Visita di Nixon in Cina del 1972

Il presidente Nixon stringe la mano al premier cinese Zhou Enlai.

La visita di Nixon in Cina del 1972 fu un importante passo nella normalizzazione delle relazioni tra gli Stati Uniti e la Repubblica Popolare Cinese. L'evento rappresenta la prima visita in assoluto di un presidente americano nel Paese asiatico, che a quel tempo considerava gli USA tra i suoi rivali più accesi.

Il quadro storico[modifica | modifica wikitesto]

Lo stesso argomento in dettaglio: Presidenza di Richard Nixon.

Durante gli anni sessanta la Cina dovette riconoscere il fallimento del tentativo di minare l'autorità sovietica all'interno del movimento socialista e la Rivoluzione culturale aveva inferto un duro colpo alla credibilità internazionale del governo di Pechino decretando un pericoloso isolamento. Dal punto di vista cinese, inoltre, gli Stati Uniti avevano cessato di essere la minaccia di un tempo in seguito all'andamento della Guerra del Vietnam e alla crisi del dollaro. Di conseguenza la dirigenza cinese ritenne opportuno riavvicinarsi agli americani per risolvere i propri problemi.

Dal canto loro gli Stati Uniti erano intenzionati a ricostruire le relazioni tra i due Paesi, interrottesi nel 1949, soprattutto in chiave di contenimento anti-sovietico.
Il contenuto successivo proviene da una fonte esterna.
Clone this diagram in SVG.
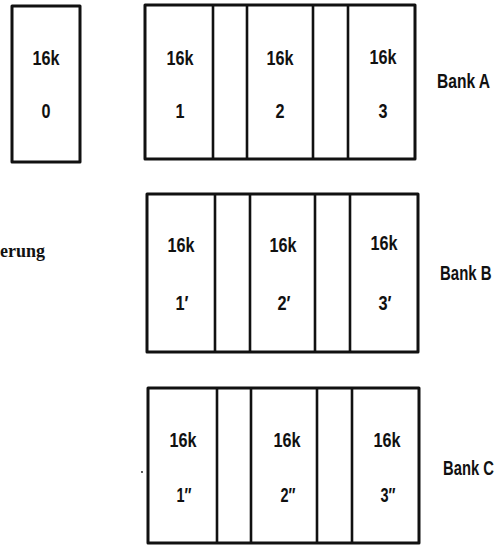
<svg xmlns="http://www.w3.org/2000/svg" width="499" height="546" viewBox="0 0 499 546">
<style>
.box{fill:#fff;stroke:#111;stroke-width:3;stroke-linejoin:round}
.div{stroke:#111;stroke-width:2.6;fill:none}
.t{font-family:"Liberation Sans",Arial,sans-serif;font-weight:bold;font-size:21px;fill:#111;text-anchor:middle}
.b{font-family:"Liberation Sans",Arial,sans-serif;font-weight:bold;font-size:20px;fill:#111}
.s{font-family:"Liberation Serif","Times New Roman",serif;font-weight:bold;font-size:18px;fill:#111}
</style>
<rect width="499" height="546" fill="#fff"/>
<g id="bank0">
<rect class="box" x="12" y="6" width="68" height="156"/>
<text class="t" x="46" y="65" textLength="27" lengthAdjust="spacingAndGlyphs">16k</text>
<text class="t" x="46" y="118" textLength="9" lengthAdjust="spacingAndGlyphs">0</text>
</g>
<g id="bankA">
<rect class="box" x="145" y="5" width="270" height="154"/>
<path class="div" d="M213 5V159M247 5V159M313 5V159M348 5V159"/>
<text class="t" x="180" y="65" textLength="27" lengthAdjust="spacingAndGlyphs">16k</text>
<text class="t" x="180" y="118" textLength="9" lengthAdjust="spacingAndGlyphs">1</text>
<text class="t" x="280" y="65" textLength="27" lengthAdjust="spacingAndGlyphs">16k</text>
<text class="t" x="280" y="118" textLength="9" lengthAdjust="spacingAndGlyphs">2</text>
<text class="t" x="383" y="64" textLength="27" lengthAdjust="spacingAndGlyphs">16k</text>
<text class="t" x="383" y="118" textLength="9" lengthAdjust="spacingAndGlyphs">3</text>
<text class="b" transform="translate(437,88) scale(0.78,1)">Bank A</text>
</g>
<g id="bankB">
<rect class="box" x="147" y="194" width="271" height="158"/>
<path class="div" d="M215 194V352M250 194V352M315 194V352M350 194V352"/>
<text class="t" x="181" y="252" textLength="27" lengthAdjust="spacingAndGlyphs">16k</text>
<text class="t" x="182" y="310" textLength="13" lengthAdjust="spacingAndGlyphs">1′</text>
<text class="t" x="283" y="252" textLength="27" lengthAdjust="spacingAndGlyphs">16k</text>
<text class="t" x="284" y="310" textLength="13" lengthAdjust="spacingAndGlyphs">2′</text>
<text class="t" x="384" y="250" textLength="27" lengthAdjust="spacingAndGlyphs">16k</text>
<text class="t" x="385" y="310" textLength="13" lengthAdjust="spacingAndGlyphs">3′</text>
<text class="b" transform="translate(440,280) scale(0.75,1)">Bank B</text>
</g>
<g id="bankC">
<rect class="box" x="148" y="388" width="271" height="155"/>
<path class="div" d="M217 388V543M251 388V543M317 388V543M352 388V543"/>
<text class="t" x="183" y="447" textLength="27" lengthAdjust="spacingAndGlyphs">16k</text>
<text class="t" x="184" y="502" textLength="15" lengthAdjust="spacingAndGlyphs">1″</text>
<text class="t" x="287" y="447" textLength="27" lengthAdjust="spacingAndGlyphs">16k</text>
<text class="t" x="288" y="502" textLength="15" lengthAdjust="spacingAndGlyphs">2″</text>
<text class="t" x="387" y="447" textLength="27" lengthAdjust="spacingAndGlyphs">16k</text>
<text class="t" x="388" y="502" textLength="15" lengthAdjust="spacingAndGlyphs">3″</text>
<text class="b" transform="translate(443,475) scale(0.74,1)">Bank C</text>
</g>
<g id="label">
<text class="s" x="45" y="257" text-anchor="end">erung</text>
<circle cx="142" cy="472" r="0.9" fill="#111"/>
</g>
<g id="connectors"></g>
</svg>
La Cina inoltre rappresentava un ottimo sbocco di mercato. Nel 1967 Nixon scriveva che era "del tutto impossibile lasciare la Cina fuori dalla comunità delle nazioni".[1] Il riavvicinamento tra i due Paesi avvenne in maniera graduale. Dapprima, nell'estate del 1969, il governo di Washington decise di eliminare alcune restrizioni commerciali. Successivamente, nel 1971, la squadra americana di tennistavolo fu invitata a partecipare ad un torneo in Cina, dando inizio alla cosiddetta diplomazia del ping pong.

La visita[modifica | modifica wikitesto]

La visita di Nixon fu preparata grazie agli incontri segreti di Henry Kissinger effettuati tra il 9 e l'11 luglio del 1971, dopo i viaggi in Pakistan.

Il viaggio di Nixon ebbe luogo tra il 21 febbraio e il 28 febbraio 1972, visitando le città di Pechino, Hangzhou e Shanghai. Appena arrivato, Nixon incontrò subito Mao Zedong. Il Segretario di Stato William Pierce Rogers venne escluso dal viaggio e l'unico americano presente oltre al Presidente era Winston Lord, membro del National Security Council, che sarà poi nominato Ambasciatore degli Stati Uniti in Cina. Per non creare ulteriori imbarazzi a Rogers, Lord non compare in nessuna foto ufficiale.[2]

Nixon tenne molti incontri anche con Zhou Enlai, grande diplomatico e capo del governo cinese, e al termine del viaggio co-firmò il comunicato di Shanghai, un documento di politica estera che ha posto le basi per le relazioni bilaterali sino-americane.

I risultati degli incontri[modifica | modifica wikitesto]

Gli americani abbandonarono la "teoria delle due Cine", riconoscendo l'indivisibilità del Paese e impegnandosi a ritirare tutte le forze militari di stanza sull'isola di Taiwan. In cambio i cinesi riconobbero sostanzialmente la supremazia statunitense nel Pacifico. Nel documento infatti dichiararono "di volersi opporre a qualsiasi tentativo perpetrato da una terza potenza per affermare la propria supremazia nell'area".[3] Di fatto rappresentava un avvertimento all'Unione Sovietica.

Nella cultura di massa[modifica | modifica wikitesto]

La visita ha ispirato a John Adams nel 1987 l'opera lirica Nixon in China.

Note[modifica | modifica wikitesto]

  1. ^ Di Nolfo, p. 1190.
  2. ^ Kissinger Years of Upheaval p. 65
  3. ^ Di Nolfo, p. 1192.

Bibliografia[modifica | modifica wikitesto]

  • Di Nolfo, Storia delle Relazioni internazionali, Bari, Laterza, 1994.